> **What needs to be done**
Everything from the first line of the data below through the line that contains "1.387, 1.491]" should be written out exactly, please, and nothing more; the pictures stay out.

> **Raw data**
____________
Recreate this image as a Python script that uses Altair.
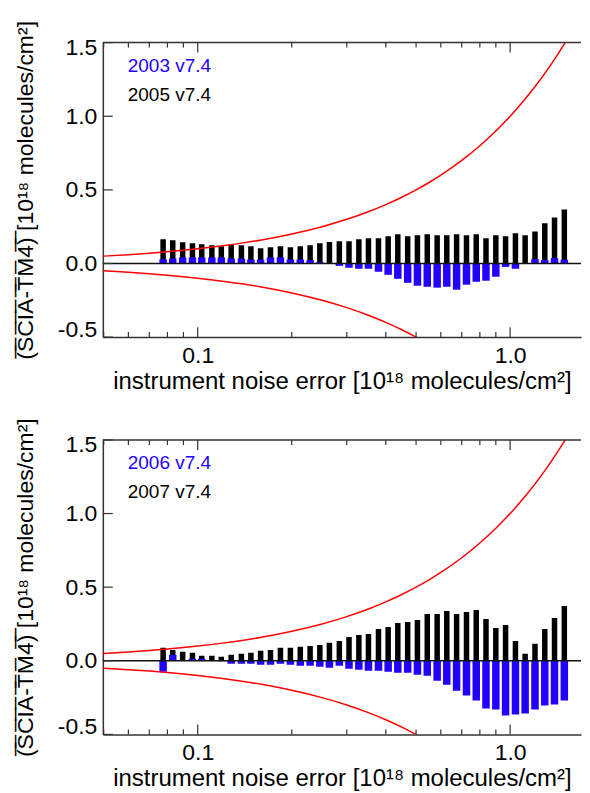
import altair as alt
import pandas as pd

# bar centres (instrument noise error, 1e18 molec/cm2)
noise = [0.0775, 0.0832, 0.0895, 0.0962, 0.103, 0.111, 0.119, 0.128, 0.138, 0.148,
         0.159, 0.171, 0.184, 0.198, 0.213, 0.229, 0.246, 0.264, 0.284, 0.305,
         0.328, 0.352, 0.379, 0.407, 0.437, 0.470, 0.505, 0.543, 0.584, 0.627,
         0.674, 0.725, 0.779, 0.837, 0.900, 0.967, 1.040, 1.117, 1.201, 1.291,
         1.387, 1.491]

y2003 = [0.029, 0.034, 0.041, 0.041, 0.041, 0.041, 0.041, 0.034, 0.034, 0.027,
         0.027, 0.041, 0.041, 0.027, 0.027, 0.023, 0.009, 0.004, -0.016, -0.029,
         -0.036, -0.036, -0.056, -0.077, -0.104, -0.131, -0.151, -0.158, -0.164, -0.158,
         -0.178, -0.144, -0.124, -0.117, -0.090, -0.023, -0.036, 0.003, 0.029, 0.023,
         0.036, 0.025]
y2005 = [0.164, 0.158, 0.144, 0.137, 0.131, 0.124, 0.117, 0.126, 0.124, 0.117,
         0.104, 0.110, 0.117, 0.110, 0.117, 0.124, 0.137, 0.146, 0.151, 0.151,
         0.164, 0.171, 0.171, 0.185, 0.198, 0.185, 0.191, 0.198, 0.191, 0.191,
         0.198, 0.191, 0.198, 0.171, 0.191, 0.185, 0.205, 0.191, 0.218, 0.273,
         0.313, 0.367]
y2006 = [-0.074, 0.041, 0.005, 0.014, 0.014, 0.003, -0.003, -0.020, -0.020, -0.020,
         -0.027, -0.027, -0.020, -0.027, -0.034, -0.034, -0.041, -0.047, -0.034, -0.054,
         -0.061, -0.068, -0.068, -0.074, -0.081, -0.081, -0.095, -0.101, -0.135, -0.162,
         -0.203, -0.236, -0.270, -0.324, -0.331, -0.372, -0.365, -0.358, -0.331, -0.304,
         -0.297, -0.270]
y2007 = [0.088, 0.074, 0.061, 0.054, 0.034, 0.034, 0.027, 0.041, 0.047, 0.054,
         0.068, 0.074, 0.088, 0.088, 0.095, 0.101, 0.108, 0.122, 0.135, 0.162,
         0.176, 0.182, 0.216, 0.230, 0.257, 0.264, 0.277, 0.318, 0.318, 0.338,
         0.318, 0.331, 0.345, 0.284, 0.223, 0.243, 0.135, 0.047, 0.115, 0.216,
         0.291, 0.372]

# sample points of the +/- noise envelope lines
curve_x = [0.04, 0.05, 0.06, 0.07, 0.08, 0.09, 0.1, 0.12, 0.14, 0.16, 0.18, 0.2,
           0.25, 0.3, 0.35, 0.4, 0.45, 0.5, 0.55, 0.6, 0.7, 0.8, 0.9, 1.0, 1.1,
           1.2, 1.3, 1.4, 1.5, 1.6, 1.8, 2.0]

x_major = [0.1, 1.0]
x_minor = [0.05, 0.06, 0.07, 0.08, 0.09, 0.2, 0.3, 0.4, 0.5, 0.6, 0.7, 0.8, 0.9]
y_major = [-0.5, 0.0, 0.5, 1.0, 1.5]

legend_top = ["2003 v7.4", "2005 v7.4"]
legend_bottom = ["2006 v7.4", "2007 v7.4"]

BLUE = "#2200ff"
FONT = "Liberation Sans, DejaVu Sans"
W, H = 479, 295
XDOM = [0.0497, 1.686]
YDOM = [-0.5, 1.5]

ytitle = "".join(c + "\u0305" for c in "(SCIA-TM4)") + " [10\u00b9\u2078 molecules/cm\u00b2]"
xtitle = "instrument noise error [10\u00b9\u2078 molecules/cm\u00b2]"

xs = alt.Scale(type="log", domain=XDOM, nice=False, padding=0)
ys = alt.Scale(domain=YDOM, nice=False, zero=False, padding=0)
xaxis = alt.Axis(values=x_major, format=".1f", ticks=False, grid=False,
                 labelPadding=7, titlePadding=2, title=xtitle, labelFlush=False,
                 titleFontSize=24)
yaxis = alt.Axis(values=y_major, format=".1f", ticks=False, grid=False,
                 labelExpr="replace(datum.label, '\u2212', '-')",
                 labelOffset={"condition": [{"test": "datum.value > 1.4", "value": 5},
                                            {"test": "datum.value < -0.4", "value": -8}],
                              "value": 0},
                 labelPadding=6, titlePadding=20, title=ytitle, labelFlush=False,
                 titleFontSize=23)


def X(field):
    return alt.X(field, scale=xs, axis=xaxis, title=xtitle)


def Y(field):
    return alt.Y(field, scale=ys, axis=yaxis, title=ytitle)


one = pd.DataFrame({"k": [0]})


def panel(blue_vals, black_vals, labels):
    df = pd.DataFrame({"noise": noise, "blue": blue_vals, "black": black_vals})
    base = alt.Chart(df)
    black = base.mark_bar(color="black", size=5.5, clip=True).encode(
        x=X("noise:Q"), y=Y("black:Q"), y2=alt.datum(0))
    blue = base.mark_bar(color=BLUE, size=7.5, clip=True).encode(
        x=X("noise:Q"), y=Y("blue:Q"), y2=alt.datum(0))
    zero = alt.Chart(one).mark_rule(color="#111", strokeWidth=1.5).encode(y=alt.datum(0))
    cdf = pd.DataFrame({"noise": curve_x})
    upper = alt.Chart(cdf).transform_calculate(env="datum.noise").mark_line(
        color="#ff0000", strokeWidth=1.5, clip=True, interpolate="monotone").encode(
        x=X("noise:Q"), y=Y("env:Q"))
    lower = alt.Chart(cdf).transform_calculate(env="-datum.noise").mark_line(
        color="#ff0000", strokeWidth=1.5, clip=True, interpolate="monotone").encode(
        x=X("noise:Q"), y=Y("env:Q"))
    maj = alt.Chart(pd.DataFrame({"noise": x_major}))
    mnr = alt.Chart(pd.DataFrame({"noise": x_minor}))
    tick_style = dict(color="#333", strokeWidth=1.2)
    tb = maj.mark_rule(**tick_style).encode(x=X("noise:Q"), y=alt.value(H), y2=alt.value(H - 10))
    tt = maj.mark_rule(**tick_style).encode(x=X("noise:Q"), y=alt.value(0), y2=alt.value(10))
    mb = mnr.mark_rule(**tick_style).encode(x=X("noise:Q"), y=alt.value(H), y2=alt.value(H - 5))
    mt = mnr.mark_rule(**tick_style).encode(x=X("noise:Q"), y=alt.value(0), y2=alt.value(5))
    yt = alt.Chart(pd.DataFrame({"v": y_major}))
    tl = yt.mark_rule(**tick_style).encode(y=Y("v:Q"), x=alt.value(0), x2=alt.value(10))
    top_line = alt.Chart(one).mark_rule(color="#333", strokeWidth=1.5).encode(
        x=alt.value(0), x2=alt.value(W), y=alt.value(0))
    leg1 = alt.Chart(one).mark_text(align="left", baseline="middle", font=FONT,
                                    fontSize=19, color=BLUE).encode(
        x=alt.value(25), y=alt.value(23), text=alt.value(labels[0]))
    leg2 = alt.Chart(one).mark_text(align="left", baseline="middle", font=FONT,
                                    fontSize=19, color="black").encode(
        x=alt.value(25), y=alt.value(52), text=alt.value(labels[1]))
    return alt.layer(black, blue, zero, upper, lower, tb, tt, mb, mt, tl,
                     top_line, leg1, leg2).properties(width=W, height=H)


top = panel(y2003, y2005, legend_top)
bottom = panel(y2006, y2007, legend_bottom)

chart = alt.vconcat(top, bottom, spacing=24).properties(
    padding={"top": 11, "left": 6, "right": 0, "bottom": 0}
).configure_view(stroke=None).configure_axis(
    labelFont=FONT, titleFont=FONT, labelFontSize=23,
    labelColor="black", titleColor="black", titleFontWeight="normal",
    domainColor="#333", domainWidth=1.5
)

chart.save("out.html", embed_options={"renderer": "svg", "actions": False})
____________
> **Result of the exercise**
Recreate this image as a Python script that uses Altair.
import altair as alt
import pandas as pd

# bar centres (instrument noise error, 1e18 molec/cm2)
noise = [0.0775, 0.0832, 0.0895, 0.0962, 0.103, 0.111, 0.119, 0.128, 0.138, 0.148,
         0.159, 0.171, 0.184, 0.198, 0.213, 0.229, 0.246, 0.264, 0.284, 0.305,
         0.328, 0.352, 0.379, 0.407, 0.437, 0.470, 0.505, 0.543, 0.584, 0.627,
         0.674, 0.725, 0.779, 0.837, 0.900, 0.967, 1.040, 1.117, 1.201, 1.291,
         1.387, 1.491]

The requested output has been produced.